The father, smoking a cigarette, barked at her: “There may be bees in those flowers–get away!”
She slinked away, now fearful of bees and cherry blossoms. Just as well, I suppose–a child in love with flowers and bugs is going to have her heart broken when she earns what is expected of her later.
Crocus breaking through the frozen ground
Not all things are possible, but these things are:
You can eat bread, real bread, made from flour you ground with your own hands.
You can drink honey wine, made by the yeast you put in a carboy mixed with fruit and honey.
You can watch the tide fall, then rise again.
You can see Orion tonight if the sky is clear.
You can eat pesto made from basil grown in a classroom, fed by light from the sun and the breath of you and your students.
You can bury your face in early spring cherry blossoms.
You can rake clams, take their lives, and eat them, no matter what sins you have committed.
Winter basil on the windowsill.
What do you tell an 8 year old child holding her very young sister whose just been told by her father that bees are to be feared?
Do you tell her of the honey bee waggle dance? That bees will find her tree, and tell other bees, and that they will all be so intoxicated with the smell of the cherry blossom that she will not be noticed?
Or do you let her Dad stand silently against the tree, puffing on his cigarette, tend to his own children, his own myths, his own ignorance?
Monarch on my finger, late autumn at Two Mile Beach
My Dad is dead. He loved bees. My Mom is dead. She loved bees. My sister is dead. She loved bees. I will someday be dead. I love bees.
Maybe it’s the bees that are killing us. Maybe it’s not. But if it is, I’d still love the bees.
Spine of a dead and decaying horseshoe crab. My reminder.
Occasionally I will stumble upon an exhausted bee, dying on a flower. Too tired to move, but still alive enough to thrust her tongue into the nectar. I leave those bees well enough alone. Should I be gasping my last breaths with my nose buried in a blossom, I trust the bees will return the favor.
The last sound I heard my mother make was laughter–she died two days later, while I held her hand.

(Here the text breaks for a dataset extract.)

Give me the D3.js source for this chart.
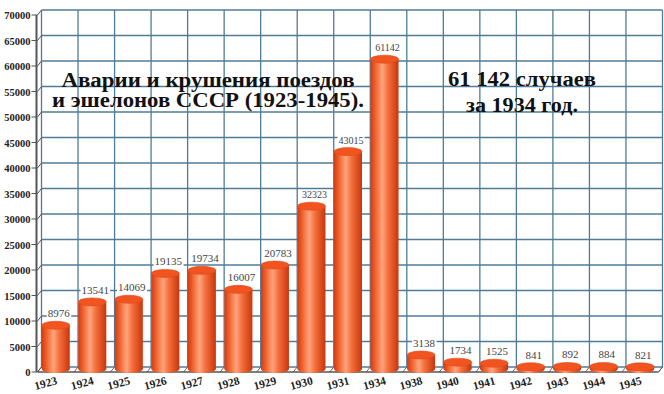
<html lang="ru">
<head>
<meta charset="UTF-8">
<title>Аварии и крушения поездов</title>
<script src="https://d3js.org/d3.v7.min.js"></script>
<style>
  body { margin: 0; background: #fff; }
</style>
</head>
<body>
<svg width="664" height="394" font-family="'Liberation Serif', 'Times New Roman', Times, 'DejaVu Serif', serif"></svg>
<script>
    // data
    const years = ["1923", "1924", "1925", "1926", "1927", "1928", "1929", "1930", "1931",
                   "1934", "1938", "1940", "1941", "1942", "1943", "1944", "1945"];
    const counts = [8976, 13541, 14069, 19135, 19734, 16007, 20783, 32323, 43015,
                    61142, 3138, 1734, 1525, 841, 892, 884, 821];
    const yTicks = d3.range(0, 70001, 5000);
    const titleLines = ["Аварии и крушения поездов", "и эшелонов СССР (1923-1945)."];
    const noteLines = ["61 142 случаев", "за 1934 год."];

    const svg = d3.select("svg");
    const DX = 4, DY = -5; // depth of the back wall

    const x = d3.scaleBand().domain(years).range([37.5, 658.5]).paddingInner(0);
    const y = d3.scaleLinear().domain([0, 70000]).range([372, 15]);
    const barW = 28;
    const ry = 4;

    // gradient for the cylinders
    const defs = svg.append("defs");
    const grad = defs.append("linearGradient").attr("id", "cyl").attr("x1", "0").attr("x2", "1");
    grad.append("stop").attr("offset", "0%").attr("stop-color", "#d43a10");
    grad.append("stop").attr("offset", "18%").attr("stop-color", "#f0642e");
    grad.append("stop").attr("offset", "42%").attr("stop-color", "#ffa47e");
    grad.append("stop").attr("offset", "62%").attr("stop-color", "#f4703c");
    grad.append("stop").attr("offset", "100%").attr("stop-color", "#c9350c");

    const gridColor = "#4f7b99";
    const x0 = x.range()[0], x1 = x.range()[1];
    const g = svg.append("g");

    // back wall horizontal grid
    g.selectAll(".hgrid").data(yTicks).enter().append("line")
        .attr("x1", x0 + DX).attr("x2", x1 + DX)
        .attr("y1", d => y(d) + DY).attr("y2", d => y(d) + DY)
        .attr("stroke", gridColor).attr("stroke-width", 1.3);

    // back wall vertical grid (category borders)
    const borders = years.map(d => x(d)).concat([x1]);
    g.selectAll(".vgrid").data(borders).enter().append("line")
        .attr("x1", d => d + DX).attr("x2", d => d + DX)
        .attr("y1", y(0) + DY).attr("y2", y(70000) + DY)
        .attr("stroke", gridColor).attr("stroke-width", 1.3);

    // floor: diagonal ticks and front edge
    g.selectAll(".floor").data(borders).enter().append("line")
        .attr("x1", d => d).attr("y1", y(0))
        .attr("x2", d => d + DX).attr("y2", y(0) + DY)
        .attr("stroke", "#666").attr("stroke-width", 1);
    g.append("line").attr("x1", x0).attr("x2", x1).attr("y1", y(0)).attr("y2", y(0))
        .attr("stroke", "#555").attr("stroke-width", 1.5);
    g.append("line").attr("x1", x1).attr("x2", x1 + DX).attr("y1", y(0)).attr("y2", y(0) + DY)
        .attr("stroke", "#555").attr("stroke-width", 1);

    // y axis (front edge) with ticks
    g.append("line").attr("x1", x0 - 1).attr("x2", x0 - 1).attr("y1", y(0)).attr("y2", y(70000))
        .attr("stroke", "#555").attr("stroke-width", 2);
    g.selectAll(".ytick").data(yTicks).enter().append("path")
        .attr("d", d => `M${x0 - 6},${y(d)}L${x0},${y(d)}L${x0 + DX},${y(d) + DY}`)
        .attr("fill", "none").attr("stroke", "#555").attr("stroke-width", 1);
    g.selectAll(".ylab").data(yTicks).enter().append("text")
        .attr("x", x0 - 7).attr("y", d => y(d) + 4)
        .attr("text-anchor", "end").attr("font-size", 10.5).attr("font-weight", "bold")
        .attr("fill", "#222").text(d => d);

    // cylinders
    const bars = g.selectAll(".bar").data(years).enter().append("g");
    bars.each(function(d, i) {
        const cx = x(d) + x.bandwidth() / 2;
        const top = y(counts[i]) - 1;
        const base = y(0) - 3;
        const b = d3.select(this);
        b.append("ellipse").attr("cx", cx).attr("cy", base).attr("rx", barW / 2).attr("ry", ry)
            .attr("fill", "url(#cyl)");
        b.append("rect").attr("x", cx - barW / 2).attr("y", top).attr("width", barW)
            .attr("height", Math.max(0, base - top)).attr("fill", "url(#cyl)");
        b.append("ellipse").attr("cx", cx).attr("cy", top).attr("rx", barW / 2).attr("ry", ry)
            .attr("fill", "#f1541f").attr("stroke", "#e0481a").attr("stroke-width", 0.6);
    });

    // value labels with white backing
    const labels = g.selectAll(".vlab").data(years).enter().append("g");
    labels.each(function(d, i) {
        const cx = x(d) + x.bandwidth() / 2 + 3;
        const ty = y(counts[i]) - ry - 5;
        const lg = d3.select(this);
        const r = lg.append("rect").attr("fill", "#fff");
        const t = lg.append("text").attr("x", cx).attr("y", ty)
            .attr("text-anchor", "middle").attr("font-size", counts[i] > 30000 ? 10 : 11)
            .attr("fill", "#444").text(counts[i]);
        const bb = t.node().getBBox();
        r.attr("x", bb.x - 1).attr("y", bb.y + 1).attr("width", bb.width + 2).attr("height", bb.height - 2);
    });

    // x labels, tilted
    g.selectAll(".xlab").data(years).enter().append("text")
        .attr("transform", d => `translate(${x(d) + x.bandwidth() / 2 + 2},${y(0) + 12}) rotate(-15)`)
        .attr("text-anchor", "end").attr("font-size", 11.5).attr("font-weight", "bold")
        .attr("fill", "#222").text(d => d);

    // title and note
    const titleY = [87, 107];
    const titleW = [293, 312];
    svg.selectAll(".title").data(titleLines).enter().append("text")
        .attr("x", 208).attr("y", (d, i) => titleY[i])
        .attr("text-anchor", "middle").attr("font-size", 20).attr("font-weight", "bold")
        .attr("textLength", (d, i) => titleW[i]).attr("lengthAdjust", "spacingAndGlyphs")
        .attr("fill", "#111").text(d => d);

    const noteY = [86, 112];
    const noteW = [148, 112];
    svg.selectAll(".note").data(noteLines).enter().append("text")
        .attr("x", 522).attr("y", (d, i) => noteY[i])
        .attr("text-anchor", "middle").attr("font-size", 21).attr("font-weight", "bold")
        .attr("textLength", (d, i) => noteW[i]).attr("lengthAdjust", "spacingAndGlyphs")
        .attr("fill", "#111").text(d => d);
</script>
</body>
</html>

The last few hours of my Dad’s life, he laughed. I heard it, and I held his hand as he died.
I did not hold my sister’s hand–she was killed by an errant Christian missionary who left her broken on the edge of a Michigan highway–but I bet she laughed a few minutes before she died. I know she sang. She always sang. Always.
Went clamming this morning–chilly dawn, quarter moon, and tame tide meant I may have burned as many calories as I raked up for dinner. But that’s not why I clam. After a week under fluorescent lights hearing folks reveal what they know to be true, I need to feel the back bay wash my over my feet to remind me what’s real, to feel my fingers become clumsy as a toddler’s as they grope into the mud to pull out another clam, to feel the human world of words dissolve in the chatter of geese and gulls. If you do not know what’s real, if your feet never (literally) touch the earth, then you will believe anything. And most of us do.
***
If you grew up in the States anywhere but a farm, chances are pretty good you learned of natural cycles through your church. While our dominant culture thrives on linear growth, most religions honor the cycles of life and death.
Science is the closest thing we have to true religion in public school these days, technology the furthest. Science seeks the mystery, technology exploits it. Very little science happens in schools.
***
We’re in the dark days now, and will be for some time. The dying sunlight reminds us, if we care to see, that all things fall apart. The sun has shifted, the shadows have lengthened, the cold darkness creeps in.
Delaware Bay in winter, North Cape May
If your child spends most of her waking hours either in school or in front of a screen, she will learn to live in a world without tides, without death, without the slow grace of our sun. She (like so many others) will fail to discern the natural world, the one we’re all tied to, from any of the multiple artificial universes available to her. Of all the Commandments, the wisest may be the first:
You shall not make for yourself a graven image, or any likeness of anything that is in heaven above, or that is in the earth beneath, or that is in the water under the earth; you shall not bow down to them or serve them.
What we see and smell gets down to molecules, which get down to mass/energy, which gets down to the unknowable. Science requires a basic faith in logic, in math, in entropy, in our senses, and ultimately a humbling recognition of our place in the universe. Science promises death.
School and the economy it now serves requires a disconnect from the natural world and ultimately a basic faith in what somebody else tells you. Our culture promises immortality.
Horseshoe crab spine, North Cape May
I’m going with death.
There are no standards or Commandments on a mudflat.